Given task: Produce an exact transcription of the listing below, omitting the pictures.

Data extract:

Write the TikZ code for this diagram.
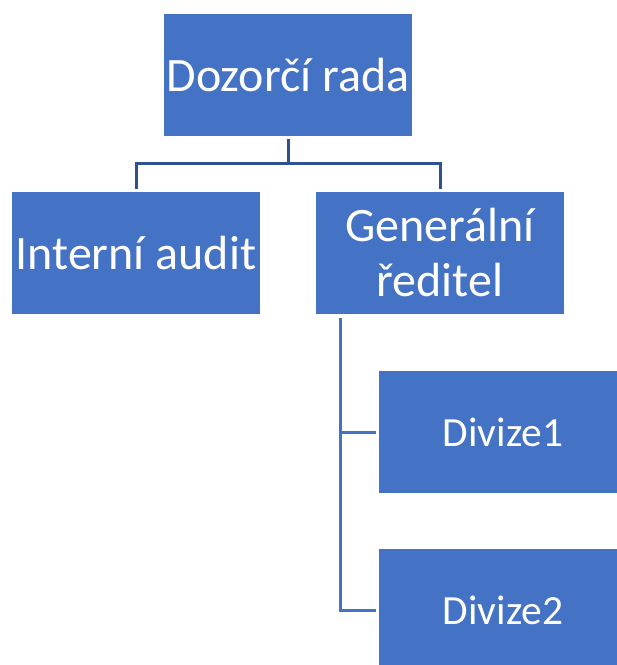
\documentclass[tikz,border=0pt]{standalone}
\usepackage{fontspec}
\setmainfont{Carlito}
\definecolor{boxblue}{HTML}{4472C4}
\definecolor{linedark}{HTML}{2F528F}
\tikzset{
  x=1pt, y=-1pt,
  orgbox/.style={fill=boxblue, draw=none, minimum width=248pt, minimum height=122pt,
    inner sep=0pt, text=white, align=center, font=\fontsize{48}{55}\selectfont},
  subbox/.style={orgbox, font=\fontsize{41.5}{48}\selectfont},
  linktop/.style={draw=linedark, line width=3pt},
  linkside/.style={draw=boxblue, line width=3pt},
}
\begin{document}
\begin{tikzpicture}
\clip (0,0) rectangle (617,665);
\fill[white] (0,0) rectangle (617,665);

\node[orgbox] (rada) at (288,75) {Dozorčí rada};
\node[orgbox] (audit) at (136,253) {Interní audit};
\node[orgbox] (gr) at (440,253) {Generální\\ředitel};
\node[subbox] (d1) at (503,432) {Divize1};
\node[subbox] (d2) at (503,610) {Divize2};

% board to its two reports
\coordinate (hub) at (288,163);
\draw[linktop] ([yshift=-3pt]rada.south) -- (hub);
\draw[linktop] ([yshift=3pt]audit.north) |- (hub) -| ([yshift=3pt]gr.north);

% director to divisions
\coordinate (spine) at (340,318);
\draw[linkside] (spine) |- ([xshift=-3pt]d2.west);
\draw[linkside] (spine |- d1.west) -- ([xshift=-3pt]d1.west);
\end{tikzpicture}
\end{document}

Result of this task:
Write the TikZ code for this diagram.
\documentclass[tikz,border=0pt]{standalone}
\usepackage{fontspec}
\setmainfont{Carlito}
\definecolor{boxblue}{HTML}{4472C4}
\definecolor{linedark}{HTML}{2F528F}
\tikzset{
  x=1pt, y=-1pt,
  orgbox/.style={fill=boxblue, draw=none, minimum width=248pt, minimum height=122pt,
    inner sep=0pt, text=white, align=center, font=\fontsize{48}{55}\selectfont},
  subbox/.style={orgbox, font=\fontsize{41.5}{48}\selectfont},
  linktop/.style={draw=linedark, line width=3pt},
  linkside/.style={draw=boxblue, line width=3pt},
}
\begin{document}
\begin{tikzpicture}
\clip (0,0) rectangle (617,665);
\fill[white] (0,0) rectangle (617,665);

\node[orgbox] (rada) at (288,75) {Dozorčí rada};
\node[orgbox] (audit) at (136,253) {Interní audit};
\node[orgbox] (gr) at (440,253) {Generální\\ředitel};
\node[subbox] (d1) at (503,432) {Divize1};
\node[subbox] (d2) at (503,610) {Divize2};

% board to its two reports
\coordinate (hub) at (288,163);
\draw[linktop] ([yshift=-3pt]rada.south) -- (hub);
\draw[linktop] ([yshift=3pt]audit.north) |- (hub) -| ([yshift=3pt]gr.north);

% director to divisions
\coordinate (spine) at (340,318);
\draw[linkside] (spine) |- ([xshift=-3pt]d2.west);
\draw[linkside] (spine |- d1.west) -- ([xshift=-3pt]d1.west);
\end{tikzpicture}
\end{document}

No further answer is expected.